Take it from me, there’s no way to be totally prepared, but here’s what you need to know.
Recently, after having my second child, some close friends who have known me since my single days commented on how they can’t believe I’m now a mother of two. Frankly, I feel the same. I look at my children — these beautiful, complex, dependent little humans that God has blessed us with — and I wonder when my husband and I became ready for parenthood. Was it after we got married and figured we ought to advance to step three in the first comes love, then comes marriage initiative? Was it when we bought the four-bedroom house and decided we needed more bodies to fill it?
And then, it dawned on me: There was never a point when I was ready for parenthood and to this day, I’m still not.
Does that mean I regret having kids? No. In fact, it’s exactly the opposite. Opening our hearts and lives to the creation of new life was the best decision we ever made. But in truth, I don’t think there’s any way to be ready to be a parent, even after you enter it. It’s too dynamic and extraordinary a role, always demanding new feats, both physically and emotionally.
I’m no stranger to the endless reasons couples have for postponing pregnancy and I don’t disagree with any of them. Wanting to be more financially secure, accomplishing educational or career goals, or simply longing to enjoy some time together as newlyweds before adding kids to the mix – I’ve heard them all and I’m not here to tell you that your reasons aren’t legitimate.
What I’m saying is that even after you’ve saved some money, earned a degree, climbed the corporate ladder, or had a few years to settle into married life, you’re still not going to feel ready for parenthood. No one ever is. Not because it’s such a massive responsibility for which there’s no way to prepare; but because becoming a parent, as an insightful priest once told me, means allowing your heart to exist outside your body. It means entering a new level of vulnerability as you watch a little piece of you become a distinct individual. It means allowing yourself to be completely depended on in a way you never thought possible by a small someone who adds an entirely new dimension of meaning, happiness, and love to your life.
Even with two little ones, I still don’t consider myself qualified for this parenting thing and I’m not alone. As comedian Jim Gaffigan brilliantly puts it, “Every night before I get my one hour of sleep, I have the same thought: ‘Well, that’s a wrap on another day of acting like I know what I’m doing.’ … Most of the time, I feel entirely unqualified to be a parent. I call these times being awake.”
That’s the great irony of parenthood. One or more ignorant little people who are probably certain they have everything all figured out are utterly dependent on their parents who, more than likely, are certain they have next to nothing figured out. And even if they thought before having kids that they were 100 percent prepared for them, they quickly realized how mistaken they were. Lauren Hartmann, a mom and Babble.com writer, admitted, “I have no clue what I’m doing and I’m a parent who happens to also have a degree in child development. We’re all just doing the best we can and learning as we go.”

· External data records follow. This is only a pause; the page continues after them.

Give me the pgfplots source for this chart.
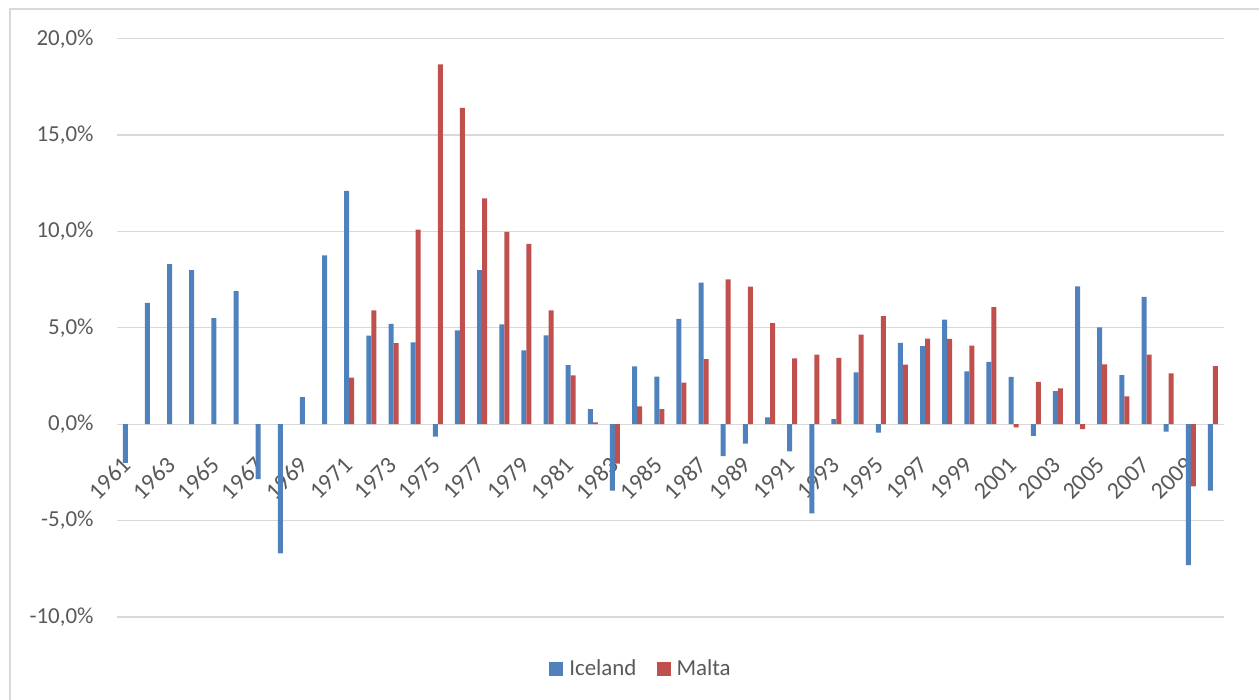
\documentclass[border=0pt]{standalone}
\usepackage{fontspec}
\setmainfont{Carlito}
\usepackage{pgfplots}
\pgfplotsset{compat=1.18}

\definecolor{icelandblue}{HTML}{4F81BD}
\definecolor{maltared}{HTML}{C0504D}
\definecolor{gridgray}{HTML}{D9D9D9}
\definecolor{textgray}{HTML}{595959}

\begin{document}
\begin{tikzpicture}[x=1bp,y=1bp]
\useasboundingbox (0,0) rectangle (1259,700);
% chart frame
\draw[gridgray, line width=1.3bp] (10,691) rectangle (1280,-20);
\begin{axis}[
  at={(116.7bp,83bp)}, anchor=south west,
  scale only axis,
  width=1107.3bp, height=578.3bp,
  xmin=-0.5, xmax=49.5,
  ymin=-10, ymax=20,
  ybar=0bp, bar width=5bp,
  axis line style={draw=none},
  major tick length=0pt,
  ymajorgrids,
  grid style={gridgray, line width=1.3bp},
  ytick={-10,-5,0,5,10,15,20},
  yticklabels={{-10,0\%},{-5,0\%},{0,0\%},{5,0\%},{10,0\%},{15,0\%},{20,0\%}},
  xtick={0,2,...,48},
  xticklabels={1961,1963,1965,1967,1969,1971,1973,1975,1977,1979,1981,1983,1985,1987,1989,1991,1993,1995,1997,1999,2001,2003,2005,2007,2009},
  tick label style={font=\fontsize{23}{27}\selectfont, text=textgray},
  yticklabel style={anchor=east, inner sep=0pt, xshift=-23bp},
  xticklabel style={font=\fontsize{24}{28}\selectfont, inner sep=0pt, xshift=-1bp, yshift=156bp, rotate=45, anchor=east},
  legend columns=2,
  legend style={at={(0.4726,-0.0894)}, anchor=center, draw=none, fill=none,
    font=\fontsize{23}{27}\selectfont, text=textgray,
    nodes={inner sep=0pt},
    column sep=6bp,
    /tikz/every even column/.append style={column sep=20bp}},
  legend image code/.code={\fill[#1] (0bp,-7bp) rectangle (14bp,7bp);},
]
% Iceland
\addplot[fill=icelandblue, draw=none] coordinates {
(0,-2.0) (1,6.3) (2,8.3) (3,8.0) (4,5.5) (5,6.9) (6,-2.85) (7,-6.7) (8,1.4) (9,8.76)
(10,12.1) (11,4.6) (12,5.2) (13,4.25) (14,-0.64) (15,4.87) (16,8.0) (17,5.18) (18,3.83) (19,4.61)
(20,3.06) (21,0.78) (22,-3.45) (23,3.0) (24,2.47) (25,5.47) (26,7.35) (27,-1.65) (28,-1.0) (29,0.35)
(30,-1.41) (31,-4.62) (32,0.26) (33,2.69) (34,-0.43) (35,4.22) (36,4.05) (37,5.43) (38,2.74) (39,3.23)
(40,2.45) (41,-0.61) (42,1.72) (43,7.15) (44,5.02) (45,2.55) (46,6.61) (47,-0.38) (48,-7.31) (49,-3.45)
};
\addlegendentry{Iceland}
% Malta
\addplot[fill=maltared, draw=none] coordinates {
(10,2.42) (11,5.91) (12,4.21) (13,10.09) (14,18.67) (15,16.41) (16,11.71) (17,9.98) (18,9.36) (19,5.91)
(20,2.54) (21,0.09) (22,-2.04) (23,0.92) (24,0.78) (25,2.16) (26,3.38) (27,7.52) (28,7.14) (29,5.24)
(30,3.42) (31,3.61) (32,3.44) (33,4.65) (34,5.61) (35,3.09) (36,4.44) (37,4.43) (38,4.08) (39,6.08)
(40,-0.16) (41,2.20) (42,1.86) (43,-0.26) (44,3.11) (45,1.44) (46,3.61) (47,2.64) (48,-3.23) (49,3.02)
};
\addlegendentry{Malta}
\end{axis}
\end{tikzpicture}
\end{document}
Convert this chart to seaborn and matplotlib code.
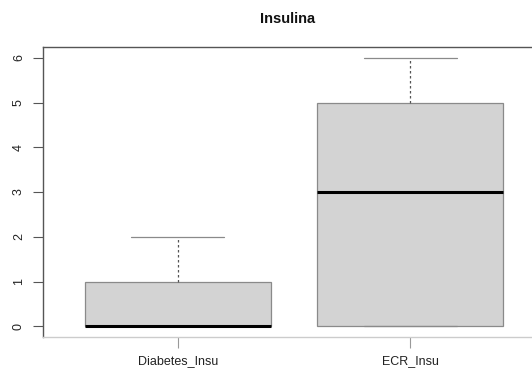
# Insulina boxplot (R base-graphics look) with seaborn

import pandas as pd
import numpy as np
import matplotlib
matplotlib.use("Agg")
import matplotlib.pyplot as plt
import seaborn as sns


# --------------------------------------------------
# Data (observations chosen so quartiles match the picture)
# --------------------------------------------------

groups = ["Diabetes_Insu", "ECR_Insu"]
diabetes_insu = [0, 0, 0, 0, 0, 0, 1, 1, 2]
ecr_insu = [0, 0, 0, 3, 5, 5, 6]
y_ticks = [0, 1, 2, 3, 4, 5, 6]

df = pd.DataFrame({
    "grupo": [groups[0]] * len(diabetes_insu) + [groups[1]] * len(ecr_insu),
    "valor": diabetes_insu + ecr_insu,
})


# --------------------------------------------------
# Plot
# --------------------------------------------------

sns.set_style("white")
plt.rcParams["font.family"] = ["Liberation Sans", "DejaVu Sans"]

fig = plt.figure(figsize=(5.32, 3.71), dpi=100)
ax = fig.add_axes([0.0808, 0.0916, 0.9436, 0.7817])

sns.boxplot(
    data=df,
    x="grupo",
    y="valor",
    order=groups,
    width=0.8,
    color="#d3d3d3",
    linecolor="#8a8a8a",
    linewidth=0.9,
    showfliers=False,
    whis=1.5,
    medianprops={"color": "black", "linewidth": 2.2},
    whiskerprops={"color": "#555555", "linestyle": (0, (2, 2)), "linewidth": 0.9},
    capprops={"color": "#8a8a8a", "linewidth": 0.9},
    ax=ax,
)

ax.set_xlim(0.42 - 1, 2.58 - 1)
ax.set_ylim(-0.24, 6.24)
ax.set_yticks(y_ticks)
ax.set_yticklabels([str(t) for t in y_ticks], rotation=90, va="center")

ax.set_title("Insulina", fontsize=10.5, fontweight="bold", pad=17,
             color="#111111", x=0.488)
ax.set_xlabel("")
ax.set_ylabel("")

for side in ["top", "left", "right"]:
    ax.spines[side].set_color("#555555")
    ax.spines[side].set_linewidth(1.0)
ax.spines["bottom"].set_color("#cccccc")
ax.spines["bottom"].set_linewidth(1.0)

ax.tick_params(axis="y", left=True, length=7, width=0.8, color="#555555",
               labelsize=9, labelcolor="#222222", pad=6)
ax.tick_params(axis="x", bottom=True, length=8, width=0.8, color="#999999",
               labelsize=9, labelcolor="#222222", pad=5)

plt.savefig("out.png", dpi=100)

You see, becoming a mother or father is so magnificently unlike any other role you’ve ever held precisely because it blows your mind. The amount of work, money, chaos, but also laughter, joy and especially the unimaginable love that all comes along with it continue to amaze me. Anyone who says, “I was entirely aware of what I was signing up for in having children and have been surprised by absolutely nothing,” is either a robot or lying.
I’m not trying to convince you to have kids right away. The last thing I want is to pile on even more pressure since you’re probably feeling it already thanks to social media and well-meaning parents who seem to crave grandchildren like they’re some rite of passage. My only intention is to give you a heads-up that if you’re patiently awaiting the day when the clouds part and down comes your complete preparedness for parenthood, it’s not going to happen.
As Hartmann credited a wise mother for once telling her, “You’re never really ready for parenthood. Just get as ready as you can get and then jump in.”
Trust me. It will be the best decision you ever make.